**Aim**
Print, word for word, every line from the beginning of the listing up to and including the line with "0.63, 0.63, 0.63];". Pictures are to be excluded.

**Data block**
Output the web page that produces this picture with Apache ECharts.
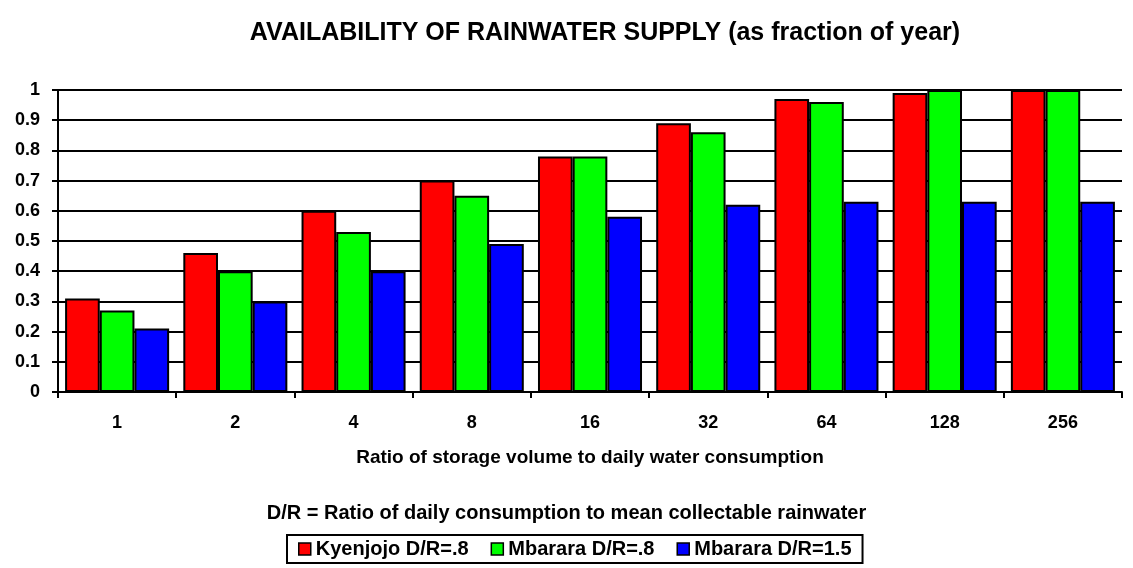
<!DOCTYPE html>
<html>
<head>
<meta charset="utf-8">
<script src="https://cdn.jsdelivr.net/npm/echarts@6/dist/echarts.min.js"></script>
<style>
  html, body { margin: 0; padding: 0; background: #fff; }
  #main { width: 1133px; height: 568px; }
</style>
</head>
<body>
<div id="main"></div>
<script>
// storage ratio categories
const ratios = ['1', '2', '4', '8', '16', '32', '64', '128', '256'];
const kyenjojo08 = [0.31, 0.46, 0.60, 0.70, 0.78, 0.89, 0.97, 0.99, 1.0];
const mbarara08 = [0.27, 0.40, 0.53, 0.65, 0.78, 0.86, 0.96, 1.0, 1.0];
const mbarara15 = [0.21, 0.30, 0.40, 0.49, 0.58, 0.62, 0.63, 0.63, 0.63];

const font = 'Liberation Sans, Arial, sans-serif';
const chart = echarts.init(document.getElementById('main'));

function barSeries(name, data, color) {
  return {
    name: name,
    type: 'bar',
    data: data,
    barGap: '0%',
    barCategoryGap: '12%',
    itemStyle: { color: color, borderColor: '#000', borderWidth: 2 }
  };
}

chart.setOption({
  animation: false,
  textStyle: { fontFamily: font },
  title: {
    text: 'AVAILABILITY OF RAINWATER SUPPLY (as fraction of year)',
    left: 600, top: 16, textAlign: 'center',
    textStyle: { fontSize: 25, fontWeight: 'bold', color: '#000', fontFamily: font }
  },
  grid: { left: 58, right: 11, top: 90, bottom: 176 },
  legend: {
    data: ['Kyenjojo D/R=.8', 'Mbarara D/R=.8', 'Mbarara D/R=1.5'],
    left: 287, top: 535,
    padding: [4, 11, 4, 11],
    itemGap: 22,
    itemWidth: 12, itemHeight: 12,
    icon: 'rect',
    itemStyle: { borderColor: '#000', borderWidth: 1.5 },
    borderColor: '#000', borderWidth: 2,
    textStyle: { fontSize: 20, fontWeight: 'bold', color: '#000', fontFamily: font }
  },
  graphic: [{
    type: 'text',
    left: 'center',
    top: 503,
    style: {
      text: 'D/R = Ratio of daily consumption to mean collectable rainwater',
      font: 'bold 20px ' + font,
      fill: '#000'
    }
  }],
  xAxis: {
    type: 'category',
    data: ratios,
    name: 'Ratio of storage volume to daily water consumption',
    nameLocation: 'middle',
    nameGap: 56,
    nameTextStyle: { fontSize: 19, fontWeight: 'bold', color: '#000', fontFamily: font },
    axisLine: { lineStyle: { color: '#000', width: 2 } },
    axisTick: { show: true, length: 6, lineStyle: { color: '#000', width: 2 } },
    axisLabel: { fontSize: 18, fontWeight: 'bold', color: '#000', margin: 22 }
  },
  yAxis: {
    type: 'value',
    min: 0, max: 1, interval: 0.1,
    axisLine: { show: true, lineStyle: { color: '#000', width: 2 } },
    axisTick: { show: true, length: 6, lineStyle: { color: '#000', width: 2 } },
    splitLine: { lineStyle: { color: '#000', width: 2 } },
    axisLabel: {
      fontSize: 18, fontWeight: 'bold', color: '#000', margin: 18,
      formatter: function (v) { return String(Math.round(v * 10) / 10); }
    }
  },
  series: [
    barSeries('Kyenjojo D/R=.8', kyenjojo08, '#ff0000'),
    barSeries('Mbarara D/R=.8', mbarara08, '#00ff00'),
    barSeries('Mbarara D/R=1.5', mbarara15, '#0000ff')
  ]
});
</script>
</body>
</html>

**Answer for this exercise**
Output the web page that produces this picture with Apache ECharts.
<!DOCTYPE html>
<html>
<head>
<meta charset="utf-8">
<script src="https://cdn.jsdelivr.net/npm/echarts@6/dist/echarts.min.js"></script>
<style>
  html, body { margin: 0; padding: 0; background: #fff; }
  #main { width: 1133px; height: 568px; }
</style>
</head>
<body>
<div id="main"></div>
<script>
// storage ratio categories
const ratios = ['1', '2', '4', '8', '16', '32', '64', '128', '256'];
const kyenjojo08 = [0.31, 0.46, 0.60, 0.70, 0.78, 0.89, 0.97, 0.99, 1.0];
const mbarara08 = [0.27, 0.40, 0.53, 0.65, 0.78, 0.86, 0.96, 1.0, 1.0];
const mbarara15 = [0.21, 0.30, 0.40, 0.49, 0.58, 0.62, 0.63, 0.63, 0.63];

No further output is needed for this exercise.